Sebi brings in new ‘investors’; stricter independent dir norms

The regulator’s board also tightened the norms for independent directors. It said that independent directors can be appointed only through a special resolution passed by shareholders.

Written by Khushboo Narayan | Mumbai |
Updated: June 30, 2021 7:17:01 am
Securities and Exchange Board of India (Sebi) Chairman Ajay Tyagi.

The board of the Securities and Exchange Board of India (Sebi) has approved a new category of wealthy, well-informed investors who will be allowed to invest in riskier products, not usually allowed to individuals. Termed accredited investors, these entities could be individuals, family trusts, proprietorships, etc.

The regulator’s board also tightened the norms for independent directors. It said that independent directors can be appointed only through a special resolution passed by shareholders. A special resolution requires 75 per cent of votes in favour to be passed. The regulator has also elaborated and strengthened the disclosure requirements for the skills required to be an independent director. Moreover, the regulator also said that nomination and remuneration committee of the board of directors, which decides on appointments and compensation, and the audit committee should have two-thirds independent directors compared to a simple majority now. The regulator also stipulated that all related party transactions shall be approved by only independent directors on the audit committee.

Further, the board said that “the entire resignation letter of an independent director shall be disclosed along with a list of her/his present directorships and membership in board committee.”

These changes will take effect from January 2022.

Sebi’s statement said it will specify the eligibility criteria for such investors who can get the accreditation from agencies such as stock exchanges, subsidiaries of depositories and so on.

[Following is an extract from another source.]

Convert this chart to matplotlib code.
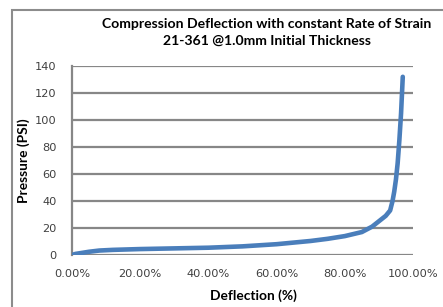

A February consultation paper floated by the regulator had specified these criteria as annual income must be at least Rs 2 crore, or minimum net-worth of Rs 7.5 crore, with half invested in financial assets, or minimum annual income of Rs 1 crore plus minimum net worth of Rs 5 crore.
Accredited investors will be given the flexibility to invest the less than minimum amount mandated in Sebi rules and, subject to certain conditions, get relaxation from regulatory requirements.

Sebi’s board also increased the maximum reward amount for an informant who blows the whistle on insider trading to Rs 10 crore from Rs 1 crore now. It has also expedited the payment of rewards to informants.

The regulator has also approved amendments to its mutual fund regulations which requires asset management companies to require more of their own funds in riskier schemes so that they have more skin in the game. Currently, AMCs have to invest only one percent of the amount raised in a new fund offer, or Rs 50 lakh, whichever is lower.

Further, Sebi also allowed debt issuers who have less than three-year track record to raise funds provided they issue only on a private placement basis on an exchange bond bidding platform to qualified institutional buyers (QIBs).

Independent directors: Appointment rules

Sebi board tightened norms for independent directors. It said that independent directors can be appointed only through a special resolution passed by shareholders. A special resolution requires 75 per cent of votes in favour to be passed.